We talked about everything from the personal (how do I keep coming up with stuff to write about after more than 950 posts) to the general (contrasting the mom blogs to the glossy parenting magazines) to the professional (how the government should be using the tools of social media.)

The core series of points I wanted to make was about how I think the PR and marketing folks should be approaching Mom Bloggers (and other “niche” bloggers, for that matter):

  • Get to know the bloggers. Read, comment, be a part of the community. If you’re going to pitch me, I want to feel like you’re interested in me and not just the eyeballs that crawl across my blog.
  • Respect my work. Don’t ask me to “contribute” articles, or my feed, to your ad-filled space for free.
  • Don’t try manipulation or false flattery.
  • Use Google Alerts or Google Blog Search to find out who is already writing about your products or product category. The offer of free Nintendo DS games to review arrived mere days after I blogged about my preschoolers discovering computer games. Coincidence?
  • Follow up to let the blogger know you read and appreciate the post(s).

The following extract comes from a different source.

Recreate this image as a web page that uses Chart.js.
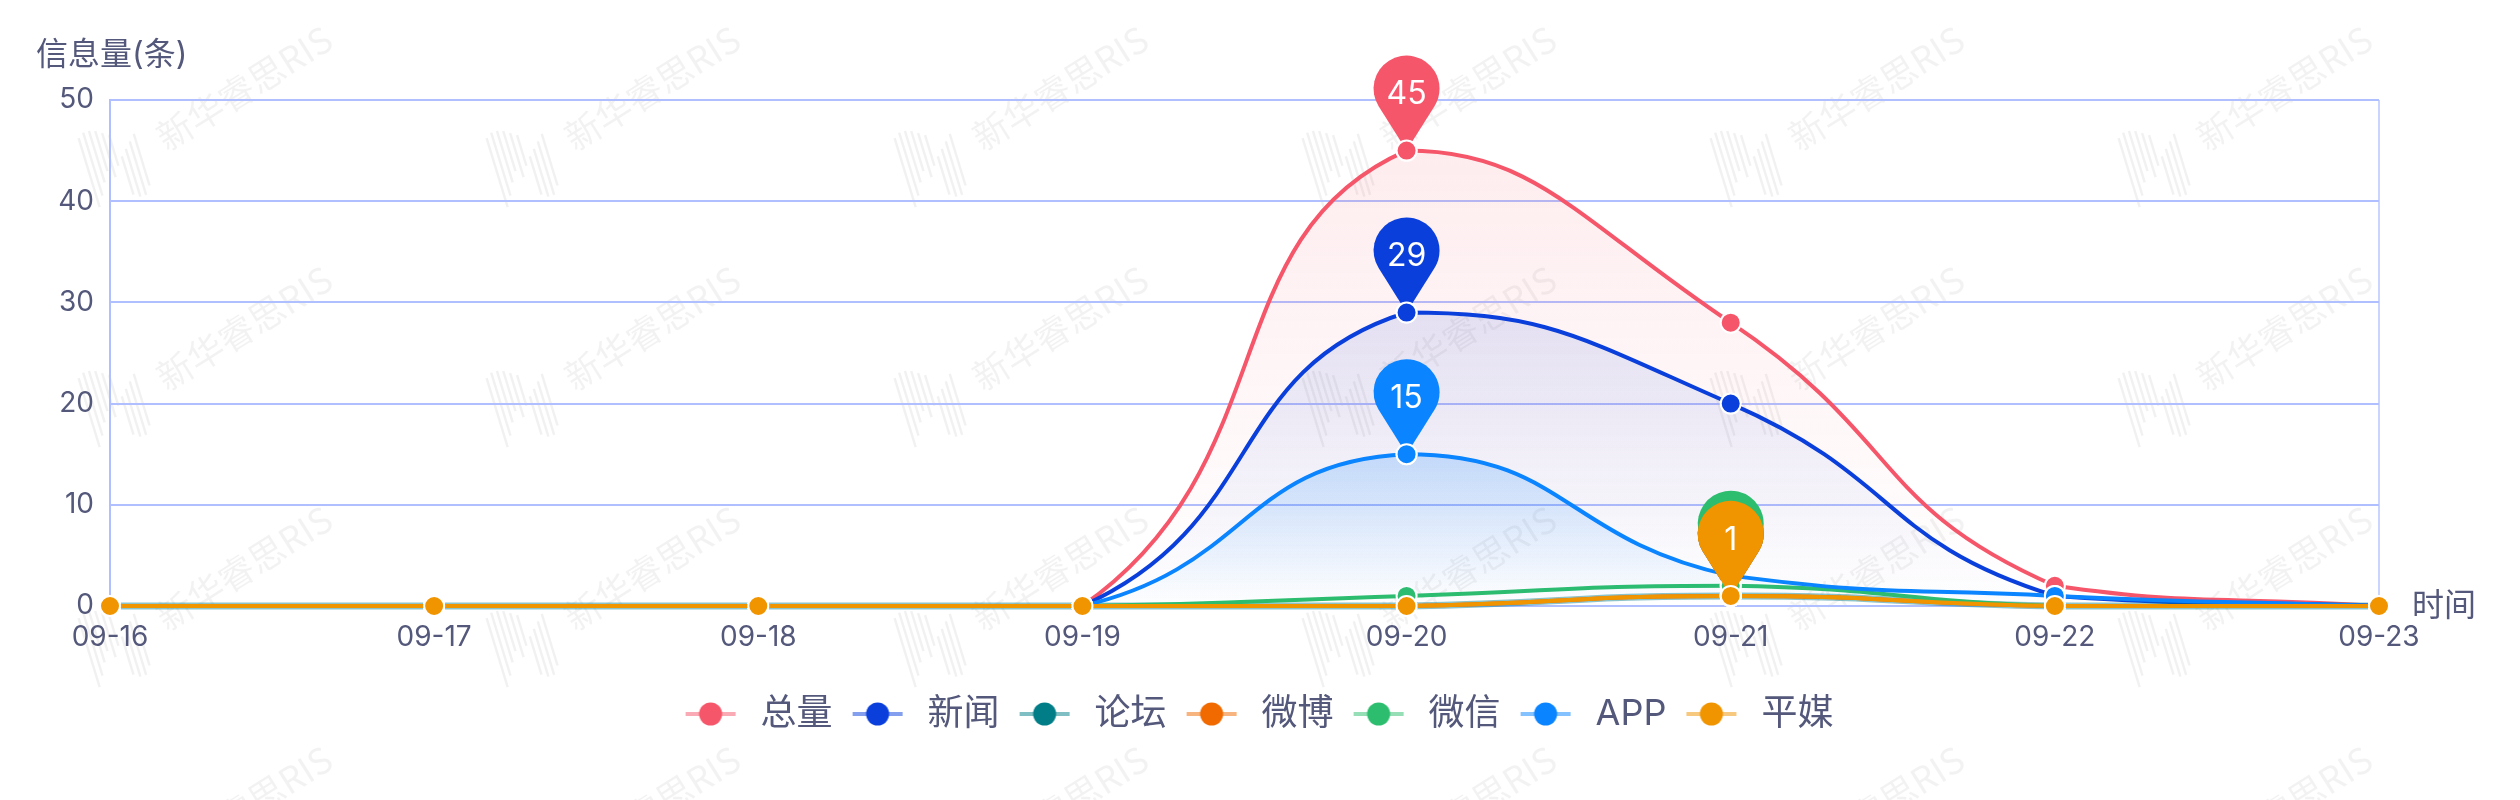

People asked all sorts of interesting questions, ranging from the ethics of accepting PR pitches to what proportion of the mom blogs contain gossip as compared to “useful information” (I opined that gossip and anecdotal storytelling is not really mutually exclusive from useful information, especially in a personal context) to my opinion of Erica Ehm’s Yummy Mummy contest and Rebecca Eckler.

Brendan Hodgson, my Scrabulous nemisis who happens to be VP of Digital Communications at Hill and Knowlton, didn’t hesitate to ask a few challenging questions and got me thinking about the relationship between bloggers and the PR and marketing firms and the companies for whom the marketers are working. I hadn’t realized until last night, and Brendan seemed intrigued – perhaps even worried – by the idea, that when I do agree to be a part of a campaign like H&K’s KRZR phone campaign from last year, I see my “client” as the PR firm and not the company they are representing.

I wish I could remember more of the conversation to share with you! Joe Thornley, the chief organizer behind the Third Monday meetups, captured most of the conversation with his digital recorder, and if it’s of decent quality he’ll post some of it, so I’ll share the link if he does.

What really made the evening great for me, though, was connecting with people before and after the presentation itself. Things got off to a great start when I was approached by a lovely person who said she was so pleased to meet me in person after she’d been following the blog for a while. (Hi Natasha!) And another woman was kind enough to say her sister (or was it cousin? Ack, my memory is truly an embarrassment) is a regular reader. It’s both extremely gratifying and oddly unsettling to meet strangers who feel like they know me… this blogging thing just keeps getting curiouser and curiouser.

Another woman named Sherry talked to me a bit about the upcoming launch of her gifts-for-babies site, but then we got sidetracked into a really neat idea she had for setting up a Blog Club, similar to a Book Club except that everyone would read a given blog for a week or so, then people could get together and discuss it: what did you think of the blogger’s take on this subject, did you agree with her approach to this, etc. What a wicked cool idea, eh?

Special thanks to Joe and the other organizers of Third Monday for giving me an evening in the spotlight, and a chance to talk about my bloggy passions. I hope the evening was half as enjoyable and informative for the people in attendance as it was for me! (And if you happen to be visiting as a result of last night’s presentation, do say hello in the comments and let me know what you thought.)

Edited to add: Joe Thornley did a great job of capturing the essence of the conversation on his Pro PR blog, if you’d like to see some of the details of what we talked about.